Some projects are easy to tell you about. I think I've mentioned my horror novel about dentists a handful of times over the last year, even though I've only just finished it. I talk about my essays on the
classics of pagan cinema, I tell you when I've got a new short story or a column.
But I haven't told you about New York.
Oh sure, I've mentioned it. I visit, I take gorgeous pictures and shoot video of how I love the city, how I honor her by being loudly myself. But I'm done visiting. I'm done returning home to Maryland and hopefully to anywhere else. I want to reverse the order of return so that I'm always going back to New York. Visiting is for everywhere else.
In another timeline, I'd have been born a New Yorker. My grandparents were both born there; a hundred times I've walked past the church on Fifth Ave where they were married and never gone in. My mother was born in the city. Through conversion and misadventure, they all left that church and that city behind decades before I was born. A thousand reasons why I want to be there, and birthright hardly registers. I've never felt like I was from anywhere. Might as well choose somewhere great to belong.
And I do belong. My friends who live in New York are only surprised it hasn't happened sooner. My friends who live elsewhere immediately agree that this move tracks with what they know of who I am.

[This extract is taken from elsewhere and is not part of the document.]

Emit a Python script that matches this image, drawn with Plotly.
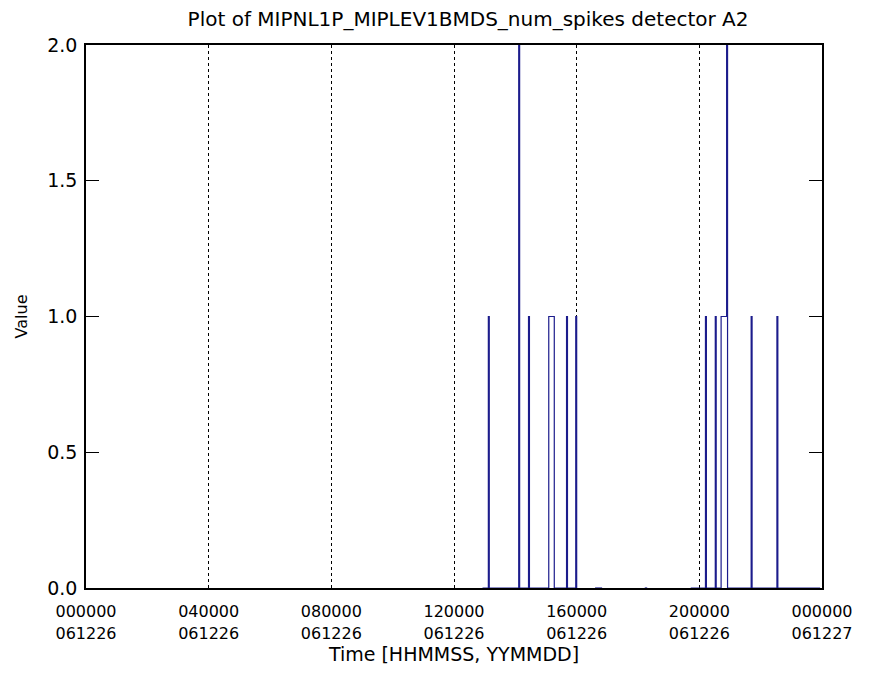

Everywhere else I have been, I have felt like I was too much. I've been stopped in the street wearing my regular clothes and asked who I was cosplaying. I've been asked (to my barely concealed glee) what in the hell I'm doing in a place like
this in all kinds of places. Nothing is more clear than the signal that I don't belong.
That's not to tell you that moving to New York City is easy. Gotham has played her usual tricks: I dodged no less than four sublet scams before just asking around and taking direct referrals from friends. The city is expensive and she makes everything harder than it needs to be. Am I bringing six suitcases to a fourth-floor walkup? You bet I am. Am I hunting for another apartment before I even unpack? You guessed it. Am I taking tips on listings before they go live? Write back and tell me what you know.
What I know is that I can learn to feel at home anywhere, but in New York it happens at once. I don't have to acclimate and I don't struggle to understand what people see in a place like that. What I see in a place like that is myself.
Egyptian existentialist author Naguiub Mahfouz said, "Home is not where you are born; home is where all your attempts to escape cease." I am weary of escape, but still perfectly willing to pull one off. What I want now is the place that makes escape seem unecessary, even silly.
So I bought a one-way ticket to New York City.